6. Plaintiffs also plead a third cause of action against all Defendants for violations of § 20(a) of the SEA. Claims under § 20(a), which provides that certain "controlling" individuals will be liable for a primary violation of federal securities law, are derivative claims and are thus contingent upon a finding of a § 10(b) violation. Zucco Partners, LLC v. Digimarc Corp., 552 F.3d 981, 990 (9th Cir. 2009) ("Section 20(a) claims may be dismissed summarily, however, if a plaintiff fails to adequately plead a primary violation of section 10(b)."). Because the Amended Complaint fails to state a primary violation of section 10(b), see infra, the Court does not conduct a § 20(a) analysis.

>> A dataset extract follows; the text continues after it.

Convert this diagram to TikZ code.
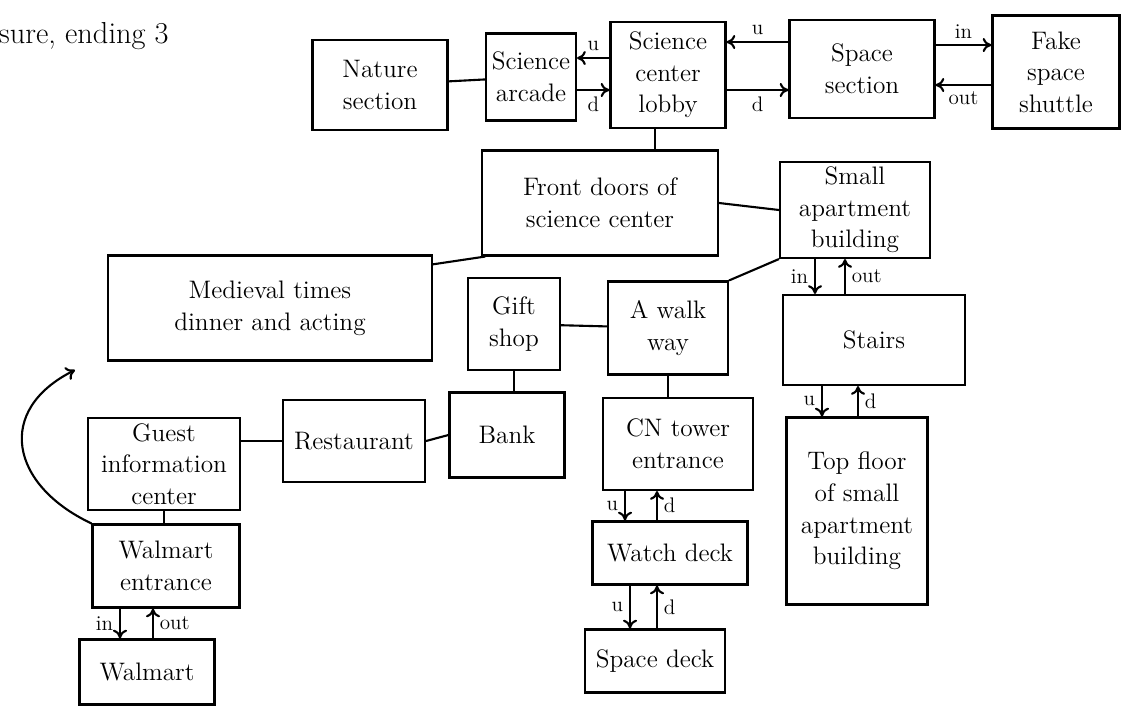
\documentclass[tikz,border=0pt]{standalone}
\usepackage{tikz}
\usetikzlibrary{arrows.meta}

\begin{document}
\begin{tikzpicture}[x=0.02cm, y=-0.02cm, line width=1.2pt,
	room/.style={draw, align=center, font=\Large, inner sep=2pt},
	arr/.style={-{To[length=5pt,width=8pt]}},
	every label/.style={font=\large}]
	\useasboundingbox (0,0) rectangle (1134,714);
	\node[anchor=west, font=\LARGE] (note) at (-8,36) {sure, ending 3};
	% science center
	\node[room, minimum width=2.7cm, minimum height=1.8cm] (nature) at (380,85) {Nature\\section};
	\node[room, minimum width=1.8cm, minimum height=1.74cm] (arcade) at (531,77) {Science\\arcade};
	\node[room, minimum width=2.3cm, minimum height=2.12cm] (lobby) at (668,75) {Science\\center\\lobby};
	\node[room, minimum width=2.9cm, minimum height=1.96cm] (space) at (862,69) {Space\\section};
	\node[room, minimum width=2.54cm, minimum height=2.26cm] (shuttle) at (1056,72) {Fake\\space\\shuttle};
	\node[room, minimum width=4.72cm, minimum height=2.1cm] (front) at (600,203) {Front doors of\\science center};
	\node[room, minimum width=3cm, minimum height=1.92cm] (apart) at (855,210) {Small\\apartment\\building};
	\node[room, minimum width=6.48cm, minimum height=2.1cm] (medieval) at (270,308) {Medieval times\\dinner and acting};
	\node[room, minimum width=1.84cm, minimum height=1.84cm] (gift) at (514,324) {Gift\\shop};
	\node[room, minimum width=2.4cm, minimum height=1.86cm] (walkway) at (668,328) {A walk\\way};
	\node[room, minimum width=3.64cm, minimum height=1.8cm] (stairs) at (874,340) {Stairs};
	% lower part
	\node[room, minimum width=3.04cm, minimum height=1.84cm] (guest) at (164,464) {Guest\\information\\center};
	\node[room, minimum width=2.84cm, minimum height=1.64cm] (restaurant) at (354,441) {Restaurant};
	\node[room, minimum width=2.3cm, minimum height=1.7cm] (bank) at (507,435) {Bank};
	\node[room, minimum width=3cm, minimum height=1.84cm] (cn) at (678,444) {CN tower\\entrance};
	\node[room, minimum width=3.1cm, minimum height=1.26cm] (watch) at (670,553) {Watch deck};
	\node[room, minimum width=2.8cm, minimum height=1.26cm] (sdeck) at (655,661) {Space deck};
	\node[room, minimum width=2.82cm, minimum height=3.74cm] (top) at (857,511) {Top floor\\of small\\apartment\\building};
	\node[room, minimum width=2.94cm, minimum height=1.66cm] (wentr) at (166,566) {Walmart\\entrance};
	\node[room, minimum width=2.7cm, minimum height=1.3cm] (walmart) at (147,672) {Walmart};
	\coordinate (loop) at (75,370);

	% plain links
	\draw (nature) -- (arcade);
	\draw ([xshift=-.26cm]lobby.south) -- ([xshift=-.26cm]lobby.south |- front.north);
	\draw (front.east) -- (apart.west);
	\draw (front.205) -- (medieval.15);
	\draw (walkway.north east) -- (apart.south west);
	\draw (gift) -- (walkway);
	\draw (gift.south) -- (gift.south |- bank.north);
	\draw (walkway.south) -- (walkway.south |- cn.north);
	\draw (bank.west) -- (restaurant.east);
	\draw (restaurant.west) -- (restaurant.west -| guest.east);
	\draw (guest.south) -- (guest.south |- wentr.north);
	\draw[arr] (wentr.north west) .. controls (10,485) and (-5,410) .. (loop);

	% up and down
	\draw[arr] ([yshift=.34cm]lobby.west) -- ([yshift=.34cm]lobby.west -| arcade.east) node[midway, above, font=\large] {u};
	\draw[arr] ([yshift=-.3cm]lobby.west -| arcade.east) -- ([yshift=-.3cm]lobby.west) node[midway, below, font=\large] {d};
	\draw[arr] ([yshift=.54cm]space.west) -- ([yshift=.54cm]space.west -| lobby.east) node[midway, above, font=\large] {u};
	\draw[arr] ([yshift=-.42cm]space.west -| lobby.east) -- ([yshift=-.42cm]space.west) node[midway, below, font=\large] {d};
	\draw[arr] ([yshift=.48cm]space.east) -- ([yshift=.48cm]space.east -| shuttle.west) node[midway, above, font=\large] {in};
	\draw[arr] ([yshift=-.32cm]space.east -| shuttle.west) -- ([yshift=-.32cm]space.east) node[midway, below, font=\large] {out};
	\foreach \a/\b/\d/\e/\l/\r in {apart/stairs/-40/-10/in/out, stairs/top/-52/-16/u/d, cn/watch/-53/-21/u/d, watch/sdeck/-40/-13/u/d, wentr/walmart/-46/-13/in/out} {
	\draw[arr] ([xshift=\d*0.02cm]\a.south) -- ([xshift=\d*0.02cm]\a.south |- \b.north) node[midway, left, font=\large] {\l};
	\draw[arr] ([xshift=\e*0.02cm]\a.south |- \b.north) -- ([xshift=\e*0.02cm]\a.south) node[midway, right, font=\large] {\r};
	}
\end{tikzpicture}
\end{document}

7. For example, during the January 26, 2012 earnings call, Defendant Plochocki stated that QSI had $183 million worth of pipeline. (AC ¶ 77.) That same figure was repeated on February 7, 2012 at a UBS Global Healthcare Services Conference. (AC ¶ 79.) Plaintiffs do not allege that this figure was false or misleading. Other statements describing the pipeline as "strong" or "robust" are not actionable because "professional investors, and most amateur investors as well, know how to devalue the optimism of corporate executives." Police Ret. Sys. of St. Louis v. Intuitive Surgical, Inc., 759 F.3d 1051, 1060 (9th Cir. 2014) (internal citation and quotation marks omitted).
1. With respect to the few non-forward-looking statements alleged, the Court concluded that the statements either amounted to non-actionable puffery or that Plaintiffs had failed to allege that any of the "historical results were incorrect." (Order at 1102.)
2. Plaintiffs also claim that they will present new, quantitative statements regarding QSI's pipeline, but fail to specify what these statements would be and merely cite to statements from the dismissed Amended Complaint that the Court found to be puffery. (Pls.' Mot. at 12-13; Order at 1101-02.)